One of the great injustices of our legal system is that individuals are made to wait for months and years to have their day in court. People charged with serious criminal offences languish in prison waiting for their trial to take place, and injured workers face continued financial and emotional stress because claims for compensation may not be heard for up to four or five years after they had to give up work because of some mishap at their workplace.
Fortunately, some governments around Australia are doing something to address this dire situation. Victorian Attorney-General Rob Hulls is appointing acting judges to that state’s County Court to help clear the backlog of cases. One would have thought that the legal profession would applaud Mr Hulls’ desire to ensure that the wheels of justice are well oiled.
Not the body that represents Victoria’s 1300 barristers – the Victorian Bar Council. It has thrown a monumental dummy spit over Mr Hulls’ decision to appoint a highly experienced magistrate and former barrister Barbara Cottrell as an Acting Judge on the County Court. The Victorian Bar Council says it won’t attend Ms Cottrell’s welcome ceremony because it is opposed as a matter of principle to the appointment of acting judges. The Victorian Bar Council makes it clear that it thinks Ms Cottrell is an outstanding lawyer, it’s just they don’t think she should be an acting judge.
And why? The Victorian Bar Council thinks that these temporary appointments interfere with the doctrine of the separation of powers. By only appointing a judge on a temporary basis, they argue, that individual is too dependent on the state to be as fearless and independent as a permanent judge who cannot be removed, except through a complex parliamentary process.

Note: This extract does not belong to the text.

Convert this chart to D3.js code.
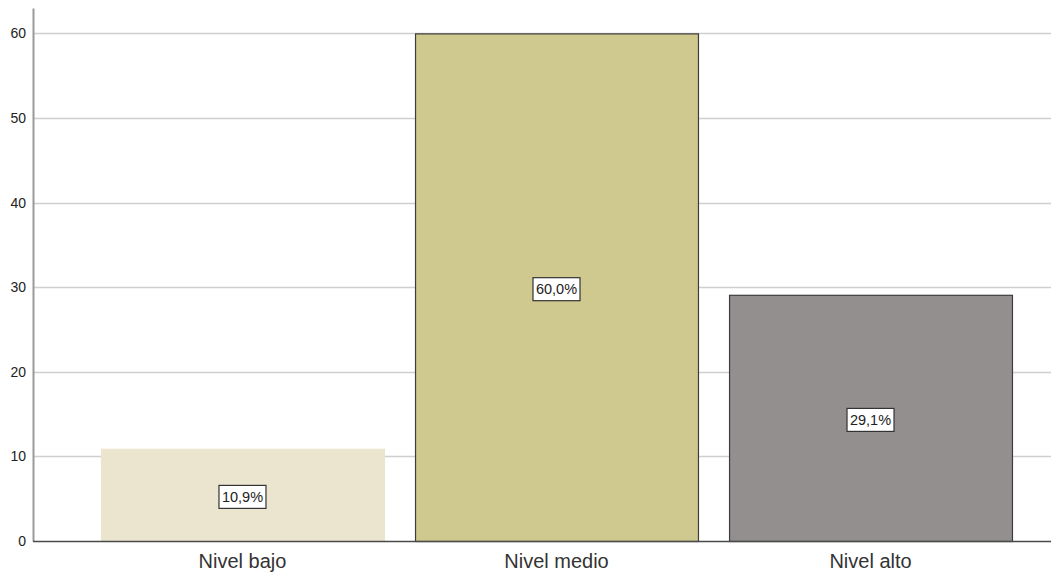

This argument is simply absurd. To suggest that lawyers, who by nature are fiercely independent, would be inclined to favour the views of the State in cases before them, because if they don’t they might have their temporary appointment taken away from them, is the stuff of fantasyland. It shows that the Victorian Bar Council has little faith in the integrity of its members.

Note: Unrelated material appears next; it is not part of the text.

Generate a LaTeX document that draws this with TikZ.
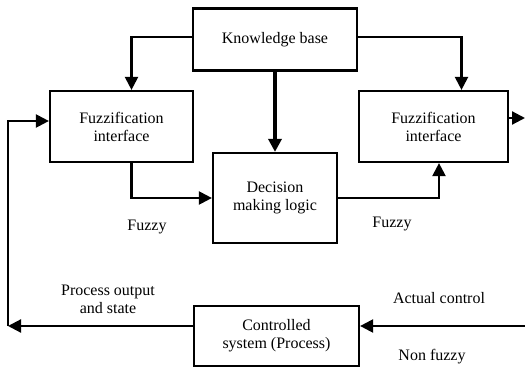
\documentclass[tikz,border=0pt]{standalone}
\usepackage{fontspec}
\setmainfont{Liberation Serif}
\usetikzlibrary{arrows.meta,calc}
\tikzset{
    block/.style = {
        draw,
        line width=2.2pt,
        align=center,
        font=\fontsize{16}{18}\selectfont,
        inner sep=0pt,
        },
    flow/.style = {
        line width=2.2pt,
        -{Triangle[length=13pt, width=13pt]},
        },
    tag/.style = {
        align=center,
        font=\fontsize{16}{18}\selectfont,
        },
}
\begin{document}
\begin{tikzpicture}[x=1pt, y=-1pt]
    \useasboundingbox (0,0) rectangle (525,370);

    \node [block, minimum width=164pt, minimum height=62pt] (kb) at (275,39.5) {Knowledge base};
    \node [block, minimum width=143pt, minimum height=71pt] (fuzzL) at (121.5,126.5) {Fuzzification\\interface};
    \node [block, minimum width=149pt, minimum height=71pt] (fuzzR) at (433.5,126.5) {Fuzzification\\interface};
    \node [block, minimum width=124pt, minimum height=90pt] (dml) at (275,198) {Decision\\making logic};
    \node [block, minimum width=165pt, minimum height=60pt] (ctrl) at (276.5,336) {Controlled\\system (Process)};

    \coordinate (out) at (525,118);
    \coordinate (in) at (525,326);
    \coordinate (fb) at (8,326);

    % knowledge base feeds the three blocks
    \draw [flow] ([yshift=2.5pt]kb.west) -| ([xshift=10pt]fuzzL.north);
    \draw [flow] ([yshift=2.5pt]kb.east) -| ([xshift=28pt]fuzzR.north);
    \draw [flow, line width=3.4pt] (kb.south) -- (dml.north);

    \draw [flow] ([xshift=10pt]fuzzL.south) |- (dml.west);
    \draw [flow] (dml.east) -| ([xshift=5.5pt]fuzzR.south);
    \draw [flow] ([yshift=8.5pt]fuzzR.east) -- (out);

    % loop through the process
    \draw [flow] (in) -- (in -| ctrl.east);
    \draw [flow] ([yshift=10pt]ctrl.west) -- (fb);
    \draw [flow] (fb) -- (fb |- 0,121) -- ([yshift=5.5pt]fuzzL.west);

    \node [tag] (fuzzy1) at (147,227) {Fuzzy};
    \node [tag] (fuzzy2) at (392,224) {Fuzzy};
    \node [tag] (pout) at (108,299) {Process output\\and state};
    \node [tag] (actual) at (439,298) {Actual control};
    \node [tag] (nonfuzzy) at (432,357) {Non fuzzy};
\end{tikzpicture}
\end{document}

What’s more, the practice of appointing acting judges to ensure that justice delayed is not justice denied has been around in the UK for decades. Barristers regularly take time out of their practice to sit on the bench for a few months before returning to the Bar. Is anyone suggesting that the UK legal system is any the worse for this practice? Of course not.
The Victorian Bar Council has a long history of opposing change. In 1987 (I was a member of the Bar Council at this time) the Council opposed the appointment of Bernard Teague to the Supreme Court because Teague was a solicitor and not a barrister. And the Council defends the opaque and secretive process of appointment of silks (SCs) by the Chief Justice, despite rumblings of discontent from among its own members about the inherent unfairness of the process.